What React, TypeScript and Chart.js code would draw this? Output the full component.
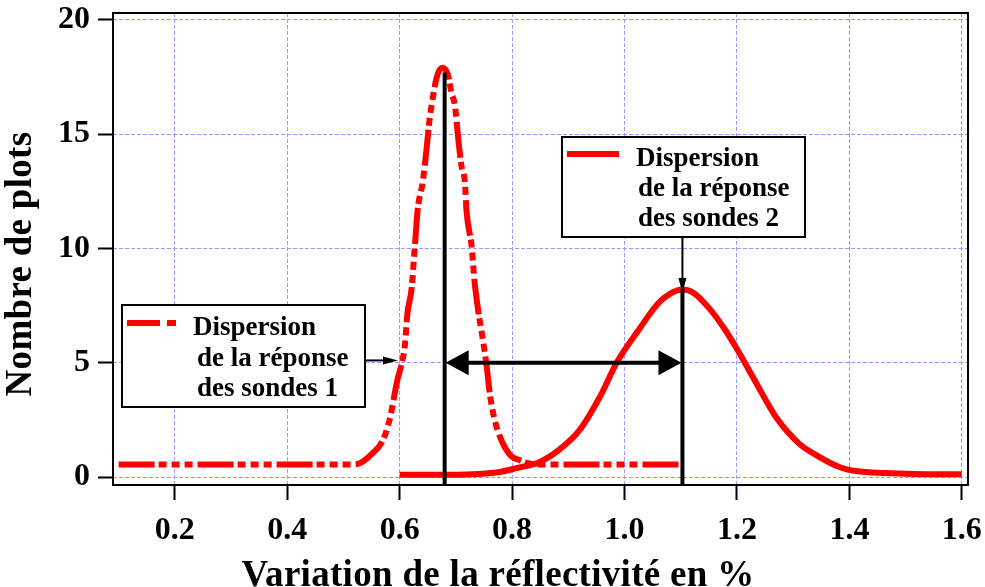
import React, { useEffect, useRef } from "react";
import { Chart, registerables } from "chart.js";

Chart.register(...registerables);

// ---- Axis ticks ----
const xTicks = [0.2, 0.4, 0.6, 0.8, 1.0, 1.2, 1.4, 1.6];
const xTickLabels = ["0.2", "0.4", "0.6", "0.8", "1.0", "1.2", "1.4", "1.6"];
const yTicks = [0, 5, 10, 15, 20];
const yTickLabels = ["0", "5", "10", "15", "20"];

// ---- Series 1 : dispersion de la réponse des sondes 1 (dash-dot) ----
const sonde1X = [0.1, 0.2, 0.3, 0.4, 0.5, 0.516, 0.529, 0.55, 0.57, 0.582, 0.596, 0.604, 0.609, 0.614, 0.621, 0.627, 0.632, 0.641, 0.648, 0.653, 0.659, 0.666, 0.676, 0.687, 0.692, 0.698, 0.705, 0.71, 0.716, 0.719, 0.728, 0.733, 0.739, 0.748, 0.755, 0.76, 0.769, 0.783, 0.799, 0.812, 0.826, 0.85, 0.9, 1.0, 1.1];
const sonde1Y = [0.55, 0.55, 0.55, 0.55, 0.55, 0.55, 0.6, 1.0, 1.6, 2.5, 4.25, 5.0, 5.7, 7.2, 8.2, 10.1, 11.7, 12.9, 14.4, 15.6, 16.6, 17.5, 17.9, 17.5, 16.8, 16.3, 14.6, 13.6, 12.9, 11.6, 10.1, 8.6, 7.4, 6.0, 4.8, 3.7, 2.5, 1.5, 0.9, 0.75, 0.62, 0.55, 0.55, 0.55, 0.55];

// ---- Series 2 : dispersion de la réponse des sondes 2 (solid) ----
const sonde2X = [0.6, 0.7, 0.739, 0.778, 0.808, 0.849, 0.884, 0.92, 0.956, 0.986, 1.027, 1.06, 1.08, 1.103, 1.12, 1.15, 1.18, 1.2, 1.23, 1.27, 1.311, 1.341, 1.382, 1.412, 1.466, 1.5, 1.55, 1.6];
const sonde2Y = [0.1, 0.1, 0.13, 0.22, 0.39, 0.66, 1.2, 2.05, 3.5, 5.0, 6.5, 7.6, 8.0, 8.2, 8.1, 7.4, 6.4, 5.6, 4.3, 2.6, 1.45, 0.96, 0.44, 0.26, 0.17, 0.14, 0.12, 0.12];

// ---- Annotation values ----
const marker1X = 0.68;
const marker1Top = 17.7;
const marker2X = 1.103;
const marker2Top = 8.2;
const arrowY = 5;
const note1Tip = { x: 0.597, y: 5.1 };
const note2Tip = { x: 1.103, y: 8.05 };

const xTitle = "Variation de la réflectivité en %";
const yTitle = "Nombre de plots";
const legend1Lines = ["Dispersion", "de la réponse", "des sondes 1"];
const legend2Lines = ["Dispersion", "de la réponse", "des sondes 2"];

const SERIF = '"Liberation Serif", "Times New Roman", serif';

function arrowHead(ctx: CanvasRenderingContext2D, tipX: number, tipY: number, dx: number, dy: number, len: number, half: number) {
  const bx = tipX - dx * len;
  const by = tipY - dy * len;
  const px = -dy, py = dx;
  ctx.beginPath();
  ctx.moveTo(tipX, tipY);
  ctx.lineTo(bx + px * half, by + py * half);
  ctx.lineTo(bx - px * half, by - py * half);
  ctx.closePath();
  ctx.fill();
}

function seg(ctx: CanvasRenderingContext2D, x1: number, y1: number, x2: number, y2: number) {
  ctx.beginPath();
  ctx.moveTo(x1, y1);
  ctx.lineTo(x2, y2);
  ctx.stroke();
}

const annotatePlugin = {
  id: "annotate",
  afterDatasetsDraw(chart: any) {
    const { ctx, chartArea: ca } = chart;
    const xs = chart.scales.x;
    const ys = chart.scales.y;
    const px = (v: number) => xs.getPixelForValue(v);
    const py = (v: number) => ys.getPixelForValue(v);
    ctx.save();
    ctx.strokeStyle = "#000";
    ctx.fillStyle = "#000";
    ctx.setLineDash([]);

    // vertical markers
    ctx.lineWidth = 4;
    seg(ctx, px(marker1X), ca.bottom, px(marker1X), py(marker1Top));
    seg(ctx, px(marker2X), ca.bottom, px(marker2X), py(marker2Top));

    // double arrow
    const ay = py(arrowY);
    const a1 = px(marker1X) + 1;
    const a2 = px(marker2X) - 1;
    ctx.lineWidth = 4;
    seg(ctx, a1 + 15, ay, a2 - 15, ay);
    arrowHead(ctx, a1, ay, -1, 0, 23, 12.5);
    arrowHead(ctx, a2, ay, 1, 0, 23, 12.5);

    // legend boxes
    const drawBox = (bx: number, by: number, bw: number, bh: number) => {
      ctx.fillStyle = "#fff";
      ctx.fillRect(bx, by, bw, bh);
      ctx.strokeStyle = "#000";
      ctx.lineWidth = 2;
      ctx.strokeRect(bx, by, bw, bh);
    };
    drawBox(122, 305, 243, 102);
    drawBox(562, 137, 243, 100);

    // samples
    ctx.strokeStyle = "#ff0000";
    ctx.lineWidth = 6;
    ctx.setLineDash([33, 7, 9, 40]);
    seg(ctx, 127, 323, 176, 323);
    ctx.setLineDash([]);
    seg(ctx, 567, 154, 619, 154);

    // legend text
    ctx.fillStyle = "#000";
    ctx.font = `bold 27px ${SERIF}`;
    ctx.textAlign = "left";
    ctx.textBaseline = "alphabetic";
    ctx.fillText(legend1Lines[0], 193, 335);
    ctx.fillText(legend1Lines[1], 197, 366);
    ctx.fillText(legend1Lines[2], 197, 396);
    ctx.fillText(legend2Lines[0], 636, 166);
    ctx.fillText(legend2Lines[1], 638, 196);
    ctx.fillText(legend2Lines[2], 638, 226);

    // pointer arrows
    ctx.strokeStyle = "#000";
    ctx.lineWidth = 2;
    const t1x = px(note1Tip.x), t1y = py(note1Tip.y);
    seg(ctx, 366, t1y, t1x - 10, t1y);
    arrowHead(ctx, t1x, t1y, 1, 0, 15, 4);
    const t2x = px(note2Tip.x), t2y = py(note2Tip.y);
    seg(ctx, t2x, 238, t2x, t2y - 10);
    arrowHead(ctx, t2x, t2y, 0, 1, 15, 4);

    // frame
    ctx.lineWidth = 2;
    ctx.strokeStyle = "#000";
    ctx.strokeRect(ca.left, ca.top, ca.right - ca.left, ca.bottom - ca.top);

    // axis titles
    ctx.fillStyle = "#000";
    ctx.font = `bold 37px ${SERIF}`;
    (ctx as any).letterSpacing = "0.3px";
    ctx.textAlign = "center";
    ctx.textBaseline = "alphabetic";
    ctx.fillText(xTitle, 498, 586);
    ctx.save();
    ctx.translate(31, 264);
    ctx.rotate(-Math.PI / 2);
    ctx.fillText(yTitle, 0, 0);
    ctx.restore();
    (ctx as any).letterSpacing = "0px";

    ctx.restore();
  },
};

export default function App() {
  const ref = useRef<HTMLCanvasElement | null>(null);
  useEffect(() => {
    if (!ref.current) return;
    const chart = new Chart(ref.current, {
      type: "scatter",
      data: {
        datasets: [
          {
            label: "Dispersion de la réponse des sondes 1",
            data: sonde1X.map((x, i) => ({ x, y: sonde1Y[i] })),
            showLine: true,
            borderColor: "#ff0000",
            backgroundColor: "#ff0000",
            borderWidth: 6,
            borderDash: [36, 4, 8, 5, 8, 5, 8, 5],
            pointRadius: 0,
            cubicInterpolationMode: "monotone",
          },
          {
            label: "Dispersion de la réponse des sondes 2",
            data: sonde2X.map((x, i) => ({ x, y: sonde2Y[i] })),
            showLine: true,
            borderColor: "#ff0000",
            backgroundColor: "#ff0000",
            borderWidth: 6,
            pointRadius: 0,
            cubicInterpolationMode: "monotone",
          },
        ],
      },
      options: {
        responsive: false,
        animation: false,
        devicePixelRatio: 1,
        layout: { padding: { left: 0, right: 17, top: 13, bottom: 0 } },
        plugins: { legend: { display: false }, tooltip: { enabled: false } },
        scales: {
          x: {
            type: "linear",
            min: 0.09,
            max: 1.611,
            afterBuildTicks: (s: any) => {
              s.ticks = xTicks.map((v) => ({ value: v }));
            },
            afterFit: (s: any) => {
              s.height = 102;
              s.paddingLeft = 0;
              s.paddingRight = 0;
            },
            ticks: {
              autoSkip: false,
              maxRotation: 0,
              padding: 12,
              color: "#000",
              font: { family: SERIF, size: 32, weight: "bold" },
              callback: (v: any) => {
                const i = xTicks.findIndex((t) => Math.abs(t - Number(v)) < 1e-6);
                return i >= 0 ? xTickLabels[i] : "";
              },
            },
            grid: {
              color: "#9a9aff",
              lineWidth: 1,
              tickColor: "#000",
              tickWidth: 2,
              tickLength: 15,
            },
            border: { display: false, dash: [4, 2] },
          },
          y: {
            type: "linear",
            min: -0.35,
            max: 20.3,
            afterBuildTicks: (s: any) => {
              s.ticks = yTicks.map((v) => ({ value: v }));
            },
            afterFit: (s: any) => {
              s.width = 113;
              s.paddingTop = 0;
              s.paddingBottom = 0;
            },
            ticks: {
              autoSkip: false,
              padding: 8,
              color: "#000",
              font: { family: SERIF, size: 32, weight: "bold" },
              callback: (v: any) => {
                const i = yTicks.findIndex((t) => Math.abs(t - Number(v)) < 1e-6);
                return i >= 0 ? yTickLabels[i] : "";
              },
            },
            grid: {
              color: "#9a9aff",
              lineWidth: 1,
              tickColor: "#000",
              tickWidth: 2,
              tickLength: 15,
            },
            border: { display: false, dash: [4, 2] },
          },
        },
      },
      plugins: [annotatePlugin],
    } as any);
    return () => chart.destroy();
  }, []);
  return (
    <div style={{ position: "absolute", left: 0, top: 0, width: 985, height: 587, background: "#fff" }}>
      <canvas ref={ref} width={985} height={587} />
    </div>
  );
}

────────────────────────────────────────

> Brief
Exactly restate the lines from the beginning of the data through the line with "0.55, 0.55, 0.55];", and no others, keeping pictures out.

> Final result
What React, TypeScript and Chart.js code would draw this? Output the full component.
import React, { useEffect, useRef } from "react";
import { Chart, registerables } from "chart.js";

Chart.register(...registerables);

// ---- Axis ticks ----
const xTicks = [0.2, 0.4, 0.6, 0.8, 1.0, 1.2, 1.4, 1.6];
const xTickLabels = ["0.2", "0.4", "0.6", "0.8", "1.0", "1.2", "1.4", "1.6"];
const yTicks = [0, 5, 10, 15, 20];
const yTickLabels = ["0", "5", "10", "15", "20"];

// ---- Series 1 : dispersion de la réponse des sondes 1 (dash-dot) ----
const sonde1X = [0.1, 0.2, 0.3, 0.4, 0.5, 0.516, 0.529, 0.55, 0.57, 0.582, 0.596, 0.604, 0.609, 0.614, 0.621, 0.627, 0.632, 0.641, 0.648, 0.653, 0.659, 0.666, 0.676, 0.687, 0.692, 0.698, 0.705, 0.71, 0.716, 0.719, 0.728, 0.733, 0.739, 0.748, 0.755, 0.76, 0.769, 0.783, 0.799, 0.812, 0.826, 0.85, 0.9, 1.0, 1.1];
const sonde1Y = [0.55, 0.55, 0.55, 0.55, 0.55, 0.55, 0.6, 1.0, 1.6, 2.5, 4.25, 5.0, 5.7, 7.2, 8.2, 10.1, 11.7, 12.9, 14.4, 15.6, 16.6, 17.5, 17.9, 17.5, 16.8, 16.3, 14.6, 13.6, 12.9, 11.6, 10.1, 8.6, 7.4, 6.0, 4.8, 3.7, 2.5, 1.5, 0.9, 0.75, 0.62, 0.55, 0.55, 0.55, 0.55];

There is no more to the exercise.